There would have to be an audit, said Zuma, of pre-colonial
land ownership, use and occupation patterns. 'Once the audit has been
completed, a single law should be developed to address the issue of
land restitution without compensation,' Zuma told a gathering of
traditional leaders in Cape Town. That would mean a changing the
constitution, he said.
But Zuma's ANC colleagues disputed the need for such a change.
Several MPs said the country's liberal constitution was an enabler not
an obstacle to land reform. And the ANC's Chief Whip Jackson
Mthembu tweeted that blaming the constitution for slow land
reform was 'disingenuous and scapegoating', adding that South Africans
should take
advantage of all available legal provisions.
CONGO-KINSHASA: Glencore admits $100 million payment
to
Kabila ally as corruption probe deepens
The admission by Glencore that it secretly paid US$100 million to Dan
Gertler, the Israeli
billionaire mine owner and ally of President Joseph Kabila, has sparked
interest in Congo and the United
States. Glencore now says it made the payments to Gertler under
the instructions of Congo's state mining company, Gécamines. Yet it
didn't explain why it failed to mention the payments in its corporate
filings over a four year period. The admission had to be dragged out of
the company by Global Witness, a London-based anti-corruption lobby.
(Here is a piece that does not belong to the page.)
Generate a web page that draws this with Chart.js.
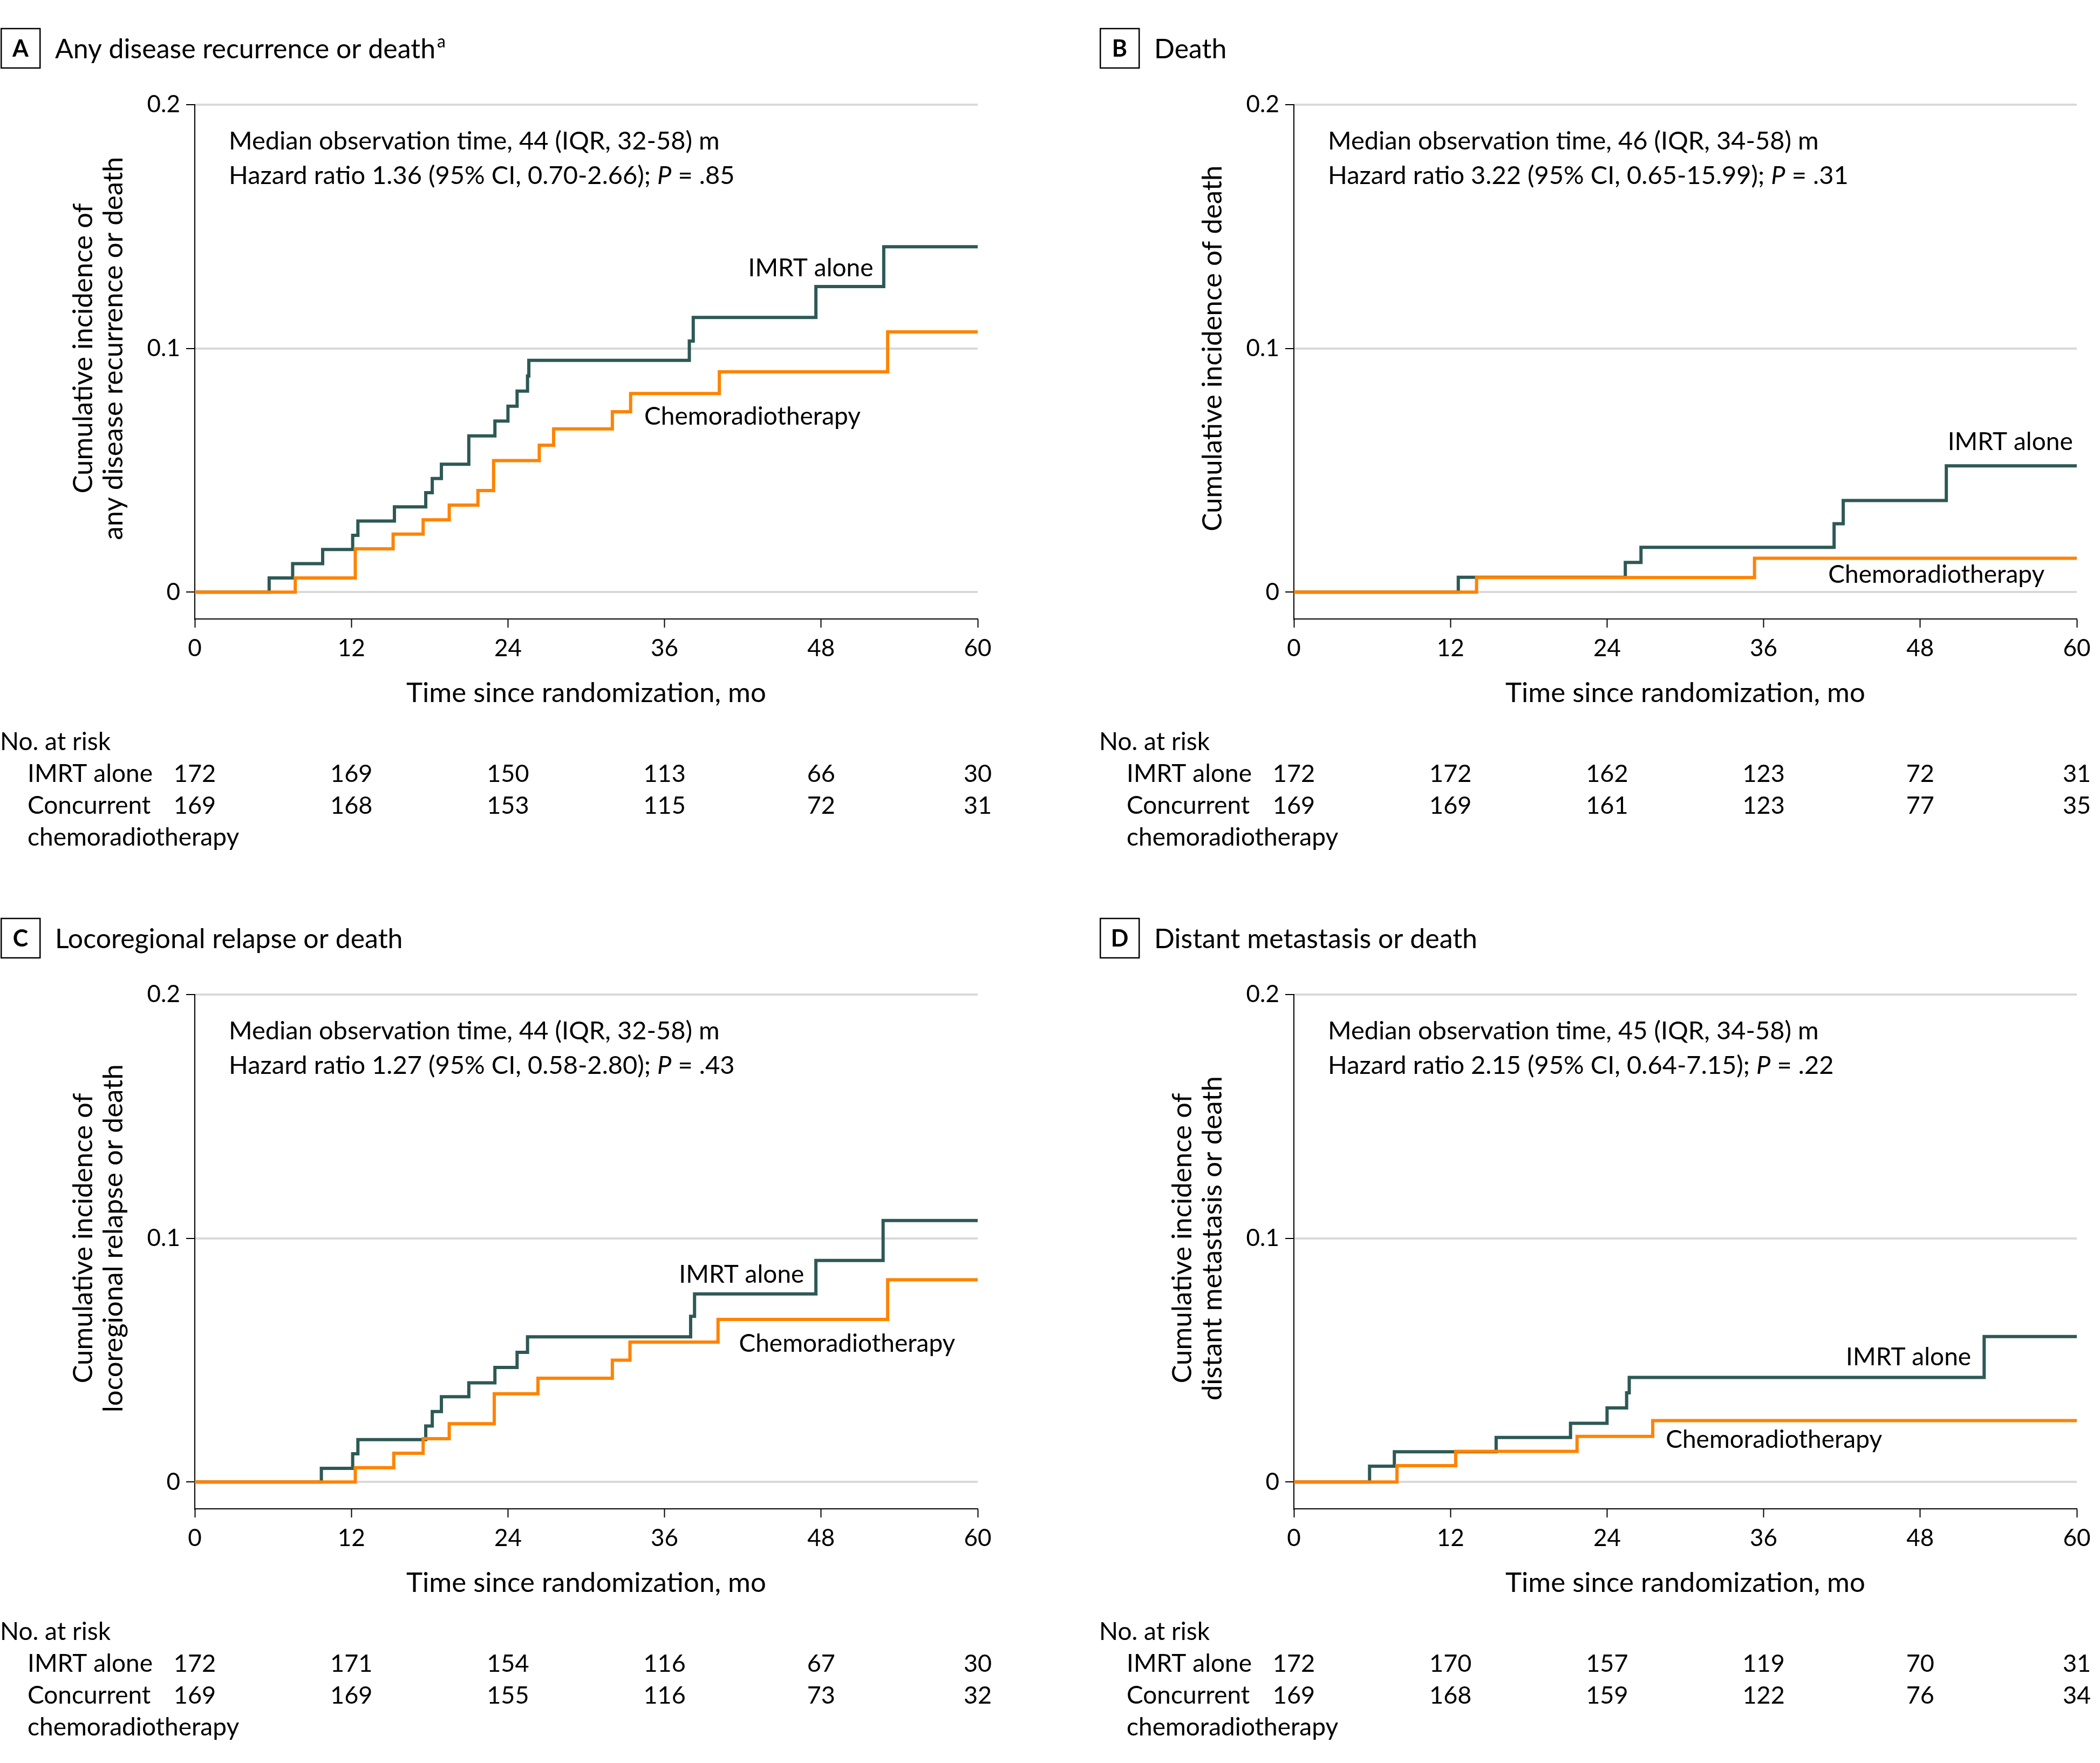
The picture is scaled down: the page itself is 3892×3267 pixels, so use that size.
<!DOCTYPE html>
<html><head><meta charset="utf-8">
<script src="https://cdn.jsdelivr.net/npm/chart.js@4.4.1/dist/chart.umd.min.js"></script>
<style>
html,body{margin:0;padding:0;background:#fff;}
body{width:3892px;height:3267px;position:relative;overflow:hidden;}
.panel{position:absolute;}
canvas{display:block;}
</style></head><body>
<div class="panel" style="left:0px;top:0px;"><canvas id="cA" width="1946" height="1649"></canvas></div>
<div class="panel" style="left:1946px;top:0px;"><canvas id="cB" width="1946" height="1649"></canvas></div>
<div class="panel" style="left:0px;top:1649px;"><canvas id="cC" width="1946" height="1618"></canvas></div>
<div class="panel" style="left:1946px;top:1649px;"><canvas id="cD" width="1946" height="1618"></canvas></div>
<script>
// ---------- shared axis data ----------
const xTicks = [0, 12, 24, 36, 48, 60];
const xTickLabels = ['0', '12', '24', '36', '48', '60'];
const yTicks = [0, 0.1, 0.2];
const yTickLabels = ['0', '0.1', '0.2'];
const seriesNames = ['IMRT alone', 'Chemoradiotherapy'];

// ---------- Panel A: any disease recurrence or death ----------
const aImrtMonths = [0, 5.7, 7.5, 9.8, 12.1, 12.5, 15.3, 17.7, 18.2, 18.9, 21.0, 23.0, 24.0, 24.7, 25.5, 25.6, 37.9, 38.2, 47.6, 52.8, 60];
const aImrtInc    = [0, 0.0058, 0.0117, 0.0175, 0.0233, 0.0292, 0.0350, 0.0408, 0.0466, 0.0525, 0.0641, 0.0702, 0.0763, 0.0825, 0.0887, 0.0951, 0.1030, 0.1127, 0.1254, 0.1417, 0.1417];
const aChemoMonths = [0, 7.7, 12.3, 15.2, 17.5, 19.5, 21.7, 22.9, 26.4, 27.5, 32.0, 33.4, 40.2, 53.1, 60];
const aChemoInc    = [0, 0.0058, 0.0178, 0.0238, 0.0297, 0.0357, 0.0417, 0.0540, 0.0603, 0.0670, 0.0740, 0.0815, 0.0904, 0.1068, 0.1068];
const aRiskImrt  = [172, 169, 150, 113, 66, 30];
const aRiskChemo = [169, 168, 153, 115, 72, 31];

// ---------- Panel B: death ----------
const bImrtMonths = [0, 12.6, 25.4, 26.6, 41.4, 42.1, 50.0, 60];
const bImrtInc    = [0, 0.0061, 0.0122, 0.0184, 0.0281, 0.0376, 0.0518, 0.0518];
const bChemoMonths = [0, 14.0, 35.3, 60];
const bChemoInc    = [0, 0.0060, 0.0139, 0.0139];
const bRiskImrt  = [172, 172, 162, 123, 72, 31];
const bRiskChemo = [169, 169, 161, 123, 77, 35];

// ---------- Panel C: locoregional relapse or death ----------
const cImrtMonths = [0, 9.7, 12.1, 12.5, 17.7, 18.2, 18.9, 21.0, 23.0, 24.7, 25.5, 38.0, 38.3, 47.6, 52.75, 60];
const cImrtInc    = [0, 0.0056, 0.0116, 0.0174, 0.0230, 0.0289, 0.0350, 0.0407, 0.0470, 0.0532, 0.0596, 0.0680, 0.0772, 0.0909, 0.1073, 0.1073];
const cChemoMonths = [0, 12.3, 15.25, 17.5, 19.5, 22.95, 26.3, 32.0, 33.35, 40.1, 53.1, 60];
const cChemoInc    = [0, 0.0059, 0.0118, 0.0178, 0.0239, 0.0362, 0.0426, 0.0500, 0.0574, 0.0667, 0.0830, 0.0830];
const cRiskImrt  = [172, 171, 154, 116, 67, 30];
const cRiskChemo = [169, 169, 155, 116, 73, 32];

// ---------- Panel D: distant metastasis or death ----------
const dImrtMonths = [0, 5.8, 7.7, 15.5, 21.2, 24.0, 25.5, 25.7, 52.9, 60];
const dImrtInc    = [0, 0.0065, 0.0124, 0.0183, 0.0241, 0.0304, 0.0366, 0.0429, 0.0597, 0.0597];
const dChemoMonths = [0, 7.9, 12.4, 21.7, 27.5, 60];
const dChemoInc    = [0, 0.0067, 0.0126, 0.0187, 0.0252, 0.0252];
const dRiskImrt  = [172, 170, 157, 119, 70, 31];
const dRiskChemo = [169, 168, 159, 122, 76, 34];

// ---------- texts ----------
const panelLetters = ['A', 'B', 'C', 'D'];
const panelTitles = ['Any disease recurrence or death', 'Death', 'Locoregional relapse or death', 'Distant metastasis or death'];
const yTitles = [
  ['Cumulative incidence of', 'any disease recurrence or death'],
  ['Cumulative incidence of death'],
  ['Cumulative incidence of', 'locoregional relapse or death'],
  ['Cumulative incidence of', 'distant metastasis or death']
];
const medianTexts = ['Median observation time, 44 (IQR, 32-58) m', 'Median observation time, 46 (IQR, 34-58) m',
  'Median observation time, 44 (IQR, 32-58) m', 'Median observation time, 45 (IQR, 34-58) m'];
const hrTexts = ['Hazard ratio 1.36 (95% CI, 0.70-2.66); ', 'Hazard ratio 3.22 (95% CI, 0.65-15.99); ',
  'Hazard ratio 1.27 (95% CI, 0.58-2.80); ', 'Hazard ratio 2.15 (95% CI, 0.64-7.15); '];
const pValues = ['.85', '.31', '.43', '.22'];
const riskHeader = 'No. at risk';
const riskRowNames = ['IMRT alone', 'Concurrent', 'chemoradiotherapy'];

// ---------- layout (pixels / label anchors) ----------
const FONT = 'Lato, "Noto Sans", "DejaVu Sans", sans-serif';
const Y_MIN = -0.011, Y_MAX = 0.2;
const PLOT_W = 1451, PLOT_TOP = 194, PLOT_BOTTOM = 1147, X_SCALE_H = 180, Y_SCALE_W = 120;
const layouts = [
  {canvas: 'cA', w: 1946, h: 1649, left: 361, imrtLab: {x: 52.0, y: 0.1297, align: 'right'}, chemoLab: {x: 34.45, y: 0.0687, align: 'left'}},
  {canvas: 'cB', w: 1946, h: 1649, left: 452, imrtLab: {x: 59.7, y: 0.0582, align: 'right'}, chemoLab: {x: 40.95, y: 0.0038, align: 'left'}},
  {canvas: 'cC', w: 1946, h: 1618, left: 361, imrtLab: {x: 46.7, y: 0.0818, align: 'right'}, chemoLab: {x: 41.7, y: 0.0534, align: 'left'}},
  {canvas: 'cD', w: 1946, h: 1618, left: 452, imrtLab: {x: 51.9, y: 0.0478, align: 'right'}, chemoLab: {x: 28.5, y: 0.0140, align: 'left'}}
];
const seriesData = [
  [[aImrtMonths, aImrtInc], [aChemoMonths, aChemoInc], [aRiskImrt, aRiskChemo]],
  [[bImrtMonths, bImrtInc], [bChemoMonths, bChemoInc], [bRiskImrt, bRiskChemo]],
  [[cImrtMonths, cImrtInc], [cChemoMonths, cChemoInc], [cRiskImrt, cRiskChemo]],
  [[dImrtMonths, dImrtInc], [dChemoMonths, dChemoInc], [dRiskImrt, dRiskChemo]]
];
const IMRT_COLOR = '#2d5955';
const CHEMO_COLOR = '#ff8300';

Chart.defaults.font.family = FONT;
Chart.defaults.color = '#000';

function f(size, style) { return (style || '') + ' ' + size + 'px ' + FONT; }

const panelTextPlugin = {
  id: 'panelText',
  afterDraw(chart, args, o) {
    const ctx = chart.ctx;
    const ca = chart.chartArea;
    const xs = chart.scales.x, ys = chart.scales.y;
    const i = o.index;
    ctx.save();
    ctx.fillStyle = '#000';
    // panel letter box
    const bx = ca.left - 360, by = ca.top - 141;
    ctx.strokeStyle = '#000';
    ctx.lineWidth = 2.5;
    ctx.strokeRect(bx + 1.25, by, 72, 73);
    ctx.font = f(43, 'bold');
    ctx.textAlign = 'center';
    ctx.textBaseline = 'alphabetic';
    ctx.fillText(panelLetters[i], bx + 37, by + 52);
    // panel title
    ctx.textAlign = 'left';
    ctx.font = f(50);
    ctx.fillText(panelTitles[i], ca.left - 259, ca.top - 86);
    if (i === 0) {
      const tw = ctx.measureText(panelTitles[i]).width;
      ctx.font = f(32);
      ctx.fillText('a', ca.left - 259 + tw + 3, ca.top - 106);
    }
    // annotations
    ctx.font = f(47);
    const ax = ca.left + 63;
    ctx.fillText(medianTexts[i], ax, ca.top + 83);
    let x = ax;
    const y2 = ca.top + 147;
    ctx.fillText(hrTexts[i], x, y2);
    x += ctx.measureText(hrTexts[i]).width;
    ctx.font = f(47, 'italic');
    ctx.fillText('P', x, y2);
    x += ctx.measureText('P').width;
    ctx.font = f(47);
    ctx.fillText(' = ' + pValues[i], x, y2);
    // series labels
    const L = o.layout;
    ctx.font = f(46);
    ctx.textAlign = L.imrtLab.align;
    ctx.fillText(seriesNames[0], xs.getPixelForValue(L.imrtLab.x), ys.getPixelForValue(L.imrtLab.y));
    ctx.textAlign = L.chemoLab.align;
    ctx.fillText(seriesNames[1], xs.getPixelForValue(L.chemoLab.x), ys.getPixelForValue(L.chemoLab.y));
    // y axis title (rotated, centred on 0..0.2)
    const yc = ys.getPixelForValue(0.1);
    const lines = yTitles[i];
    ctx.font = f(51);
    ctx.textAlign = 'center';
    const base2 = ca.left - 134, base1 = ca.left - 190;
    lines.forEach((t, k) => {
      const bxl = (lines.length === 1) ? base2 : (k === 0 ? base1 : base2);
      ctx.save();
      ctx.translate(bxl, yc);
      ctx.rotate(-Math.PI / 2);
      ctx.fillText(t, 0, 0);
      ctx.restore();
    });
    // number at risk table
    const risk = o.risk;
    ctx.textAlign = 'left';
    ctx.font = f(46);
    ctx.fillText(riskHeader, ca.left - 361, ca.bottom + 243);
    ctx.fillText(riskRowNames[0], ca.left - 310, ca.bottom + 302);
    ctx.fillText(riskRowNames[1], ca.left - 310, ca.bottom + 361);
    ctx.fillText(riskRowNames[2], ca.left - 310, ca.bottom + 420);
    ctx.textAlign = 'center';
    ctx.font = f(45);
    xTicks.forEach((t, k) => {
      const px = xs.getPixelForValue(t);
      ctx.fillText(String(risk[0][k]), px, ca.bottom + 302);
      ctx.fillText(String(risk[1][k]), px, ca.bottom + 361);
    });
    ctx.restore();
  }
};

layouts.forEach((L, i) => {
  const [imrt, chemo, risk] = seriesData[i];
  const toPts = (m, v) => m.map((mm, k) => ({x: mm, y: v[k]}));
  const ctx = document.getElementById(L.canvas).getContext('2d');
  new Chart(ctx, {
    type: 'line',
    data: {
      datasets: [
        {label: seriesNames[0], data: toPts(imrt[0], imrt[1]), borderColor: IMRT_COLOR, backgroundColor: IMRT_COLOR,
         borderWidth: 6, stepped: 'before', pointRadius: 0, fill: false, order: 2, borderJoinStyle: 'miter', borderCapStyle: 'butt'},
        {label: seriesNames[1], data: toPts(chemo[0], chemo[1]), borderColor: CHEMO_COLOR, backgroundColor: CHEMO_COLOR,
         borderWidth: 6, stepped: 'before', pointRadius: 0, fill: false, order: 1, borderJoinStyle: 'miter', borderCapStyle: 'butt'}
      ]
    },
    options: {
      responsive: false,
      animation: false,
      events: [],
      devicePixelRatio: 1,
      layout: {padding: {left: L.left - Y_SCALE_W, right: L.w - (L.left + PLOT_W), top: PLOT_TOP, bottom: L.h - PLOT_BOTTOM - X_SCALE_H}},
      scales: {
        x: {
          type: 'linear', min: 0, max: 60,
          afterBuildTicks: s => { s.ticks = xTicks.map(v => ({value: v})); },
          afterFit: s => { s.height = X_SCALE_H; },
          ticks: {callback: (v, k) => xTickLabels[k], font: {size: 44, family: FONT}, color: '#000', padding: 12, maxRotation: 0, autoSkip: false},
          grid: {display: true, drawOnChartArea: false, drawTicks: true, tickLength: 16, tickColor: '#000', tickWidth: 2, color: '#000'},
          border: {display: true, color: '#000', width: 2},
          title: {display: true, text: 'Time since randomization, mo', font: {size: 51, family: FONT}, color: '#000', padding: {top: 0, bottom: 12}}
        },
        y: {
          type: 'linear', min: Y_MIN, max: Y_MAX,
          afterBuildTicks: s => { s.ticks = yTicks.map(v => ({value: v})); },
          afterFit: s => { s.width = Y_SCALE_W; },
          ticks: {callback: (v, k) => yTickLabels[k], font: {size: 44, family: FONT}, color: '#000', padding: 11, autoSkip: false},
          grid: {display: true, color: '#d9d9d9', lineWidth: 4, drawTicks: true, tickLength: 16, tickColor: '#000', tickWidth: 2},
          border: {display: true, color: '#000', width: 2}
        }
      },
      plugins: {
        legend: {display: false},
        tooltip: {enabled: false},
        title: {display: false},
        panelText: {index: i, layout: L, risk: risk}
      }
    },
    plugins: [panelTextPlugin]
  });
});
</script>
</body></html>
Prosecution lawyers in New York working on the case against the
Och-Ziff investment fund, which has already been fined $400 mn. in a
deferred prosecution agreement, say they are taking a close look at the
web of relationships around Gertler. As well as working closely with
Glencore in the Congo, Gertler was Och-Ziff's main partner in the Congo.
LIBYA: Benghazi militia attacks halt oil production
and
embarrasses Russia ally Khalifa Haftar
Attacks on the Es Sider and Ras Linuf terminals in Eastern
Libya on 3 March by a group claiming to be called the Benghazi Defence
Brigade has cut oil production by over 100,000 barrels a day to around
650,000. It also raises questions about the military strength of the
rogue General Khalifa Haftar
and the Libyan National Army which had
been controlling the facilities. Until now Haftar had been marching
eastwards with a view to toppling the United Nations-backed government
in Tripoli.
Haftar enjoys strong support from Egypt, United Arab Emirates
and Russia but much of his
income comes from a deal under which his
fighters the guard oil facilities while a branch of the Libyan central
bank markets and manages the revenues for the oil exports. Despite
Haftar's ambitions to become the military leader who could reunify the
country and a well-funded public relations campaign in Europe and the
United States, he has a serious credibility problem among Libyans.